Human Behavior, National Security, the Arts Explored in 2006-07 Lawrence University Convocation Series

An award-winning researcher on stress, an expert on national security strategy, a theatre executive and an acclaimed social commentator will join Lawrence University President Jill Beck on the college’s 2006-07 convocation series.

Beck will kick off the series Thursday, Sept. 21 with her annual matriculation address, officially opening the college’s 157th academic year. All convocations are held in the Lawrence Memorial Chapel beginning at 11:10 a.m. and are free and open to the public.

Robert Sapolsky, a biologist, neuroscientist, nature writer and Stanford University professor will speak Tuesday, Nov. 7. Since graduating from Harvard in the mid-1970s, Sapolsky has divided his time between field work in Kenya, where he has lived with a group of baboons and highly technical neurological research in the laboratory.

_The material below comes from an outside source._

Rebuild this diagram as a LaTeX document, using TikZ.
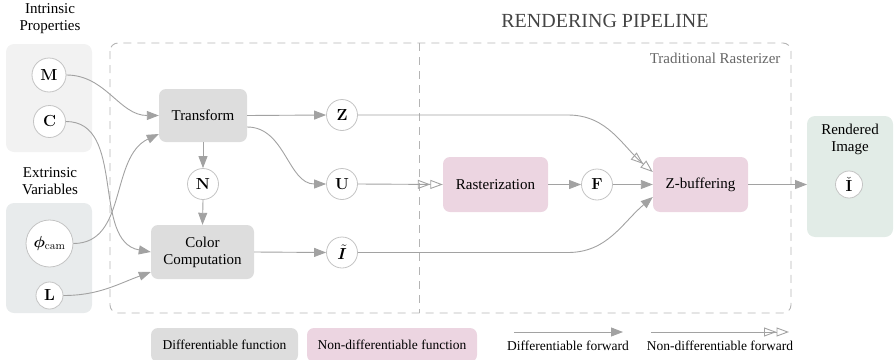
\RequirePackage{fix-cm}
\documentclass[tikz,border=0pt]{standalone}
\usepackage{amsmath}
\usepackage{bm}
\usepackage[no-math]{fontspec}
\setmainfont{Liberation Serif}
\usetikzlibrary{arrows.meta}
\definecolor{difffill}{HTML}{DDDDDD}
\definecolor{ndfill}{HTML}{ECD5E1}
\definecolor{intrfill}{HTML}{F2F2F2}
\definecolor{extrfill}{HTML}{E8EBEC}
\definecolor{rendfill}{HTML}{E2ECE7}
\definecolor{arrgray}{HTML}{A2A2A2}
\definecolor{circgray}{HTML}{C4C4C4}
\definecolor{dashgray}{HTML}{B4B4B4}
\definecolor{titlegray}{HTML}{444444}
\definecolor{subgray}{HTML}{666666}
\tikzset{
  mainfont/.style={font=\fontsize{15}{17}\selectfont},
  legfont/.style={font=\fontsize{13.5}{15}\selectfont},
  funbox/.style={rounded corners=7pt, align=center, inner sep=0pt, mainfont},
  dfun/.style={funbox, fill=difffill},
  nfun/.style={funbox, fill=ndfill},
  var/.style={circle, draw=circgray, line width=0.8pt, fill=white, inner sep=0pt, minimum size=31pt, font=\fontsize{16}{18}\selectfont},
  darr/.style={draw=arrgray, line width=0.9pt, -{Triangle[length=12pt,width=9pt]}},
  ndarr/.style={draw=arrgray, line width=0.9pt, -{Triangle[open,length=12.5pt,width=9pt]Triangle[open,length=12.5pt,width=9pt]}},
  groupbox/.style={rounded corners=8pt},
  dashline/.style={draw=dashgray, line width=0.9pt, dash pattern=on 8pt off 6pt}
}
\begin{document}
\begin{tikzpicture}[x=1pt,y=-1pt]
\useasboundingbox (0,0) rectangle (894,359);
% group backgrounds
\fill[intrfill, groupbox] (6,44) rectangle (92,152);
\fill[extrfill, groupbox] (6,203) rectangle (92,313);
\fill[rendfill, groupbox] (807,116) rectangle (893,237);
\node[mainfont, align=center] (intr) at (50,19) {Intrinsic\\Properties};
\node[mainfont, align=center] (extr) at (50,181) {Extrinsic\\Variables};
\node[mainfont, align=center] (rend) at (850,139) {Rendered\\Image};
% pipeline frame
\draw[dashline, rounded corners=8pt] (110,43) rectangle (791,313);
\draw[dashline] (419,43) -- (419,313);
\node[font=\fontsize{20}{22}\selectfont, text=titlegray] (title) at (605,21) {RENDERING PIPELINE};
\node[mainfont, text=subgray, anchor=east] (trad) at (784,58) {Traditional Rasterizer};
% inputs
\node[var, minimum size=34pt] (M) at (49,75) {$\mathbf{M}$};
\node[var, minimum size=32pt] (C) at (49.5,121.5) {$\mathbf{C}$};
\node[var, minimum size=47pt] (phi) at (49.5,243.5) {$\bm{\phi}_{\mathrm{cam}}$};
\node[var, minimum size=27pt] (L) at (49.5,295.5) {$\mathbf{L}$};
% functions
\node[dfun, minimum width=88pt, minimum height=53pt] (tr) at (203,115.5) {Transform};
\node[dfun, minimum width=103pt, minimum height=54pt] (cc) at (202.5,252) {Color\\Computation};
\node[nfun, minimum width=105pt, minimum height=55pt] (ra) at (495.5,184.5) {Rasterization};
\node[nfun, minimum width=95pt, minimum height=55pt] (zb) at (700.5,184.5) {Z-buffering};
% intermediate variables
\node[var] (N) at (203,184) {$\mathbf{N}$};
\node[var] (Z) at (342,115) {$\mathbf{Z}$};
\node[var] (U) at (342,184) {$\mathbf{U}$};
\node[var] (It) at (342,252.5) {$\tilde{\bm{I}}$};
\node[var] (F) at (597,184.5) {$\mathbf{F}$};
\node[var, minimum size=27pt] (Ic) at (849,184.5) {$\check{\mathbf{I}}$};
% connectors
\draw[darr] (M.east) to[out=0,in=180] (tr.west);
\draw[darr] (phi.east) to[out=0,in=205] ([yshift=-18.5pt]tr.west);
\draw[darr] (C.east) to[out=0,in=170] (cc.west);
\draw[darr] (L.east) to[out=0,in=200] ([yshift=-20pt]cc.west);
\draw[darr] (tr.east) -- (Z.west);
\draw[darr] ([yshift=-11.5pt]tr.east) to[out=0,in=180] (U.west);
\draw[darr] (tr.south) -- (N.north);
\draw[darr] (N.south) -- (cc.north);
\draw[darr] (cc.east) -- (It.west);
\draw[ndarr] (U.east) -- (ra.west);
\draw[darr] (ra.east) -- (F.west);
\draw[darr] (F.east) -- (zb.west);
\coordinate (zbend) at (568,115);
\coordinate (ibend) at (568,252.5);
\draw[ndarr] (Z.east) -- (zbend) to[out=0,in=140] ([yshift=12.5pt]zb.west);
\draw[darr] (It.east) -- (ibend) to[out=0,in=220] ([yshift=-12.5pt]zb.west);
\draw[darr] (zb.east) -- (807,184.5);
% legend
\node[dfun, legfont, minimum width=147pt, minimum height=34pt] (lg1) at (224.5,345) {Differentiable function};
\node[nfun, legfont, minimum width=170pt, minimum height=34pt] (lg2) at (392,345) {Non-differentiable function};
\coordinate (la1) at (514,332);
\coordinate (lb1) at (623,332);
\coordinate (la2) at (651,332);
\coordinate (lb2) at (789,332);
\draw[darr] (la1) -- (lb1);
\draw[ndarr] (la2) -- (lb2);
\node[legfont] (lt1) at (568,346) {Differentiable forward};
\node[legfont] (lt2) at (720,346) {Non-differentiable forward};
\end{tikzpicture}
\end{document}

His expertise spans pecking orders in primate societies — human as well as baboon — as well as understanding how neurotransmitters function under stress. He is the author of several well-received books, including “A Primate’s Memoir,” which details his more than 20 years’ work as a field biologist, “Why Zebras Don’t Get Ulcers,” a primer on stress and stress-related disease and “The Trouble with Testosterone,” a collection of provocative essays on relationships between biology and human behavior.

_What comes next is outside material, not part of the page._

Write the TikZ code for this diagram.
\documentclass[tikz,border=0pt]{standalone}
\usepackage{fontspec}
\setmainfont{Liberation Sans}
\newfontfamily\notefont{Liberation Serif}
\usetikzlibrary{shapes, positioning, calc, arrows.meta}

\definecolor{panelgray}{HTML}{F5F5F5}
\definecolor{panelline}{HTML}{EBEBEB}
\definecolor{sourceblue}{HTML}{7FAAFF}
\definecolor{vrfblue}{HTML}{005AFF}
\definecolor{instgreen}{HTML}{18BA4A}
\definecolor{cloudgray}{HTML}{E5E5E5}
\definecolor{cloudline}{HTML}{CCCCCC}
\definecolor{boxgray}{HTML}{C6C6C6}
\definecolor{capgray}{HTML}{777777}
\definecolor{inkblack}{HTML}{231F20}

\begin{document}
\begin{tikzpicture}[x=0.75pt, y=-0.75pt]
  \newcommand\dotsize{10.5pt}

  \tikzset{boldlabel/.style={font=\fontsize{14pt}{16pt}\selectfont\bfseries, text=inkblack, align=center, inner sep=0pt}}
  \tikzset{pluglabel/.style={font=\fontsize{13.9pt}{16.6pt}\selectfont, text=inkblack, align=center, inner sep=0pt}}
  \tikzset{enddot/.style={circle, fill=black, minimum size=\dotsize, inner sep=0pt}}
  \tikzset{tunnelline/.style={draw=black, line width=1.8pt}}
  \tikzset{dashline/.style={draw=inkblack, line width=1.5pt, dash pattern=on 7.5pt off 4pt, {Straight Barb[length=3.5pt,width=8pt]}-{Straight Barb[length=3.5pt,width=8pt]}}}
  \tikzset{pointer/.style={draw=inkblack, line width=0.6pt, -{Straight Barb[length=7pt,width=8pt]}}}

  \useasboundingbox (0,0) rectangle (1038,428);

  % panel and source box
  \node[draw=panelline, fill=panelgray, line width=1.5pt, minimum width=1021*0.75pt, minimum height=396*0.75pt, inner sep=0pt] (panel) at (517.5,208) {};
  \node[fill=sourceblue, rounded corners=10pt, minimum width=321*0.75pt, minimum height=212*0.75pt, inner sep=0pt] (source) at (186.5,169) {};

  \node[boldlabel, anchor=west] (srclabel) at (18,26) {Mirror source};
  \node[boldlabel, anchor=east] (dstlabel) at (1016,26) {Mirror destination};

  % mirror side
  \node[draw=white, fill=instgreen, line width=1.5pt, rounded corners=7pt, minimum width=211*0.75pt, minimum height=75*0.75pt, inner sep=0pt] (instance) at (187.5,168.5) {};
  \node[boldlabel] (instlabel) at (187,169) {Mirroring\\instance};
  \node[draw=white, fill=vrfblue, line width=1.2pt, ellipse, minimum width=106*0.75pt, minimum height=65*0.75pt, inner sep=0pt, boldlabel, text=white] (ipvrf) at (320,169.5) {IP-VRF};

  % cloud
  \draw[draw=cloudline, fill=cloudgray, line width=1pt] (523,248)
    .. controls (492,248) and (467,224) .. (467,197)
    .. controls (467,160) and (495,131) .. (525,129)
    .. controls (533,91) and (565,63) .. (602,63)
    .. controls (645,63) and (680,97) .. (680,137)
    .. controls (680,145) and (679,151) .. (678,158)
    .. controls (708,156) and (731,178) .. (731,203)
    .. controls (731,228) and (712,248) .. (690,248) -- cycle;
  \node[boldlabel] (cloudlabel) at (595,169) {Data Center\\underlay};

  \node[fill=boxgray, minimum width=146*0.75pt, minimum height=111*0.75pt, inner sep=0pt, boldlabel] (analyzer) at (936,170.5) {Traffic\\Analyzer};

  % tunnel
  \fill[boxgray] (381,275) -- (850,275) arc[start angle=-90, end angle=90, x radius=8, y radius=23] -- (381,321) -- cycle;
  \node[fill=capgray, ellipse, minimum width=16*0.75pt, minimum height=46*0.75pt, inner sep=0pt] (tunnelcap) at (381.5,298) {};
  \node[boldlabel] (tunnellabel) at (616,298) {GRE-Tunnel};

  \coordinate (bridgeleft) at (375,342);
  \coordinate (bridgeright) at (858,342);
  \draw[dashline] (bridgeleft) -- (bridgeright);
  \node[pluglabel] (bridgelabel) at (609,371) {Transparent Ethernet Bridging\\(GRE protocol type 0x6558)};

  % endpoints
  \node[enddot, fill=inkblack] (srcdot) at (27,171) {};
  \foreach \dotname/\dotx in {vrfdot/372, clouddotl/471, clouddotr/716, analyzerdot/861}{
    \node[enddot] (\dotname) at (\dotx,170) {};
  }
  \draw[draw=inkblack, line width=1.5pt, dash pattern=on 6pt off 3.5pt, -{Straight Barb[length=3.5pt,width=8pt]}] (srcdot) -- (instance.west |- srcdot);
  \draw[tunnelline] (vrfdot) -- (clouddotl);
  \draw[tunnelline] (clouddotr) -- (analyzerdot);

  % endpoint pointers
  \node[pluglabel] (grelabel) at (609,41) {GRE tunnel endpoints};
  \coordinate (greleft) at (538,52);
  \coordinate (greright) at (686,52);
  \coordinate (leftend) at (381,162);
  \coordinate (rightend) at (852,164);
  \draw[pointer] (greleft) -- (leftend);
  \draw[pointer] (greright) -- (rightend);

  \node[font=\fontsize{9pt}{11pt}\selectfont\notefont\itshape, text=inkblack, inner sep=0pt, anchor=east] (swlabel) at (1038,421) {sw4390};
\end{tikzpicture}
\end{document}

Juliette Kayyem, a specialist on counterterrorism, homeland security and law enforcement, visits the campus Tuesday, Feb. 6. A lecturer in public policy at Harvard University’s Kennedy School of Government, Kayyem spent two years as a congressional appointment on the National Commission on Terrorism, a federally-mandated review of how the government could better prepare for growing terrorist threats. She previously served as a legal advisor to former Attorney General Janet Reno, focusing on a variety of national security and terrorism cases. She is the co-author of the 2005 book “Preserving Liberty in an Age of Terror” and the co-editor of 2003’s “First to Arrive: State and Local Response to Terrorism.” Kayyem serves as a national security analyst for NBC News.

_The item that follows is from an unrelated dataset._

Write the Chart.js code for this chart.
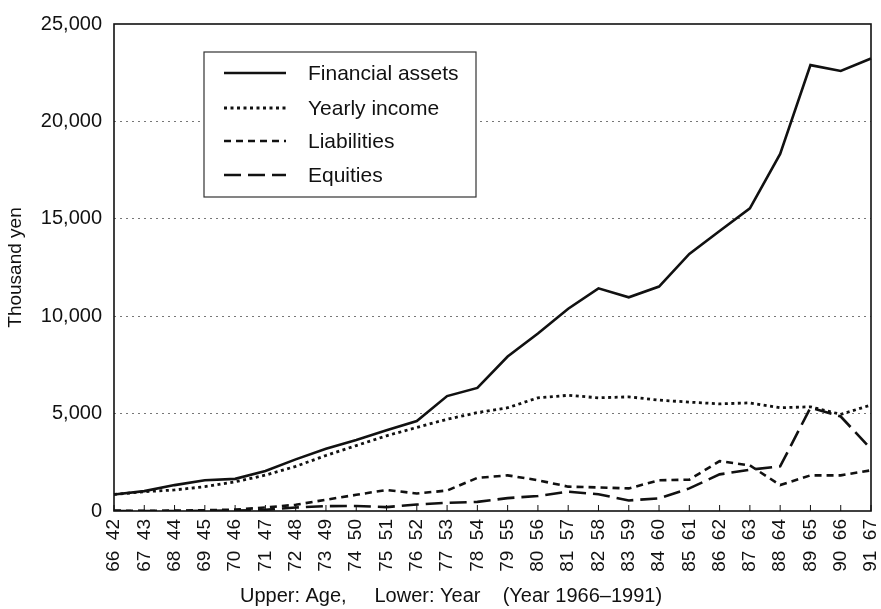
<!DOCTYPE html>
<html>
<head>
<meta charset="utf-8">
<script src="https://cdn.jsdelivr.net/npm/chart.js@4/dist/chart.umd.min.js"></script>
<style>
  html, body { margin: 0; padding: 0; background: #fff; }
  #wrap { width: 881px; height: 609px; }
</style>
</head>
<body>
<div id="wrap"><canvas id="c" width="881" height="609"></canvas></div>
<script>
// ---- data ----
const years = ['66','67','68','69','70','71','72','73','74','75','76','77','78','79','80','81','82','83','84','85','86','87','88','89','90','91'];
const ages  = ['42','43','44','45','46','47','48','49','50','51','52','53','54','55','56','57','58','59','60','61','62','63','64','65','66','67'];
const financialAssets = [850,1020,1330,1580,1650,2050,2650,3200,3650,4150,4620,5900,6320,7930,9110,10380,11430,10970,11520,13200,14370,15540,18330,22890,22590,23230];
const yearlyIncome    = [850,990,1080,1250,1500,1840,2290,2850,3360,3860,4290,4710,5050,5300,5810,5940,5810,5860,5690,5590,5500,5550,5300,5350,4960,5440];
const liabilities     = [20,10,20,40,70,180,320,580,830,1080,900,1050,1700,1830,1580,1250,1210,1160,1580,1610,2560,2340,1330,1830,1830,2090];
const equities        = [0,0,0,10,20,60,180,250,260,200,330,420,470,660,770,990,860,540,650,1160,1880,2120,2290,5300,4850,3190];
const yTicks = [0,5000,10000,15000,20000,25000];
const seriesNames = ['Financial assets','Yearly income','Liabilities','Equities'];
const xTitle = 'Upper: Age,     Lower: Year    (Year 1966\u20131991)';
const yTitle = 'Thousand yen';

const labels = years.map((y, i) => y + '  ' + ages[i]);
const INK = '#111';
const FONT = "'Liberation Sans', Arial, Helvetica, sans-serif";

const styles = [
  { dash: [], width: 2.6 },
  { dash: [3, 3.5], width: 2.8 },
  { dash: [7, 5], width: 2.6 },
  { dash: [17, 7], width: 2.6 }
];
const seriesData = [financialAssets, yearlyIncome, liabilities, equities];

const decorations = {
  id: 'decorations',
  afterDatasetsDraw(chart) {
    const { ctx, chartArea: a, scales } = chart;
    ctx.save();
    // frame
    ctx.strokeStyle = INK;
    ctx.lineWidth = 1.6;
    ctx.setLineDash([]);
    ctx.strokeRect(a.left, a.top, a.right - a.left, a.bottom - a.top);
    // inward tick marks on x axis
    ctx.lineWidth = 1;
    labels.forEach((_, i) => {
      const x = scales.x.getPixelForValue(i);
      ctx.beginPath();
      ctx.moveTo(x, a.bottom);
      ctx.lineTo(x, a.bottom - 6);
      ctx.stroke();
    });
    // legend
    const bx = 204, by = 52, bw = 272, bh = 145;
    ctx.fillStyle = '#fff';
    ctx.fillRect(bx, by, bw, bh);
    ctx.lineWidth = 1.2;
    ctx.strokeStyle = '#333';
    ctx.strokeRect(bx, by, bw, bh);
    const rows = [73, 108, 141, 175];
    ctx.font = '21px ' + FONT;
    ctx.fillStyle = INK;
    ctx.textBaseline = 'middle';
    ctx.textAlign = 'left';
    seriesNames.forEach((name, i) => {
      ctx.strokeStyle = INK;
      ctx.lineWidth = styles[i].width;
      ctx.setLineDash(styles[i].dash);
      ctx.beginPath();
      ctx.moveTo(224, rows[i]);
      ctx.lineTo(286, rows[i]);
      ctx.stroke();
      ctx.fillText(name, 308, rows[i] + 1);
    });
    ctx.setLineDash([]);
    // bottom axis title
    ctx.font = '20px ' + FONT;
    ctx.textAlign = 'center';
    ctx.fillText(xTitle, 451, 596);
    ctx.restore();
  }
};

new Chart(document.getElementById('c'), {
  type: 'line',
  data: {
    labels: labels,
    datasets: seriesNames.map((name, i) => ({
      label: name,
      data: seriesData[i],
      borderColor: INK,
      borderWidth: styles[i].width,
      borderDash: styles[i].dash,
      borderCapStyle: 'butt',
      pointRadius: 0,
      tension: 0,
      fill: false
    }))
  },
  options: {
    responsive: false,
    animation: false,
    events: [],
    layout: { padding: { left: 0, right: 10, top: 18, bottom: 0 } },
    plugins: {
      legend: { display: false },
      tooltip: { enabled: false },
      title: { display: false }
    },
    scales: {
      x: {
        type: 'category',
        offset: false,
        grid: { display: false, drawTicks: false },
        border: { display: false },
        ticks: {
          autoSkip: false,
          maxRotation: 90,
          minRotation: 90,
          padding: 8,
          color: INK,
          font: { family: FONT, size: 19 }
        },
        afterFit(scale) {
          scale.height = 98;
          scale.paddingLeft = 0;
          scale.paddingRight = 0;
        }
      },
      y: {
        min: 0,
        max: 25000,
        afterBuildTicks(scale) { scale.ticks = yTicks.map(v => ({ value: v })); },
        grid: {
          drawTicks: false,
          color: (c) => (c.tick && (c.tick.value === 0 || c.tick.value === 25000)) ? 'rgba(0,0,0,0)' : '#777',
          lineWidth: 1
        },
        border: { display: false, dash: [2, 4] },
        ticks: {
          padding: 12,
          color: INK,
          font: { family: FONT, size: 20 },
          callback: (v) => Number(v).toLocaleString('en-US')
        },
        title: {
          display: true,
          text: yTitle,
          color: INK,
          font: { family: FONT, size: 19 },
          padding: { top: 4, bottom: 0 }
        },
        afterFit(scale) { scale.width = 114; }
      }
    }
  },
  plugins: [decorations]
});
</script>
</body>
</html>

Ted Chapin, president and executive director of New York City’s Rodgers & Hammerstein Organization, will speak Tuesday, April 17. Chapin, who attended Lawrence in the early 1970s, oversees all the divisions within R&H, including Williamson Music, the Irving Berlin Music Company, R&H Theatricals and the R&H Concert Library. As a 20-year-old college student, Chapin served as a “go-fer” on the set of the Stephen Sondheim Broadway musical “Follies.” He kept a diary of his experiences as an insider and 30 years later used that diary as the basis for the book “Everything Was Possible: The Birth of the Musical ‘Follies.’” He has served as chairman of the Advisory Committee for New York City Center’s “Encores! Great American Musicals in Concert” series since its inception and is currently a member of the Tony Administration Committee.

Author and social commentator Susan Faludi will be featured at the annual honors convocation on Tuesday, May 22. The recipient of a Pulitzer Prize in 1991 while working as a reporter for The Wall Street Journal, Faludi earned national attention for the best-selling book “Backlash: The Undeclared War Against American Women,” which examined the attacks endured by women in the wake of the feminist movement of the 1970s. The book earned Faludi the 1992 National Book Critics Circle Award. In 1991, she followed up with an analysis of the forces that shape the lives and attitudes of men in another ground-breaking book, “Stiffed: The Betrayal of the American Man.”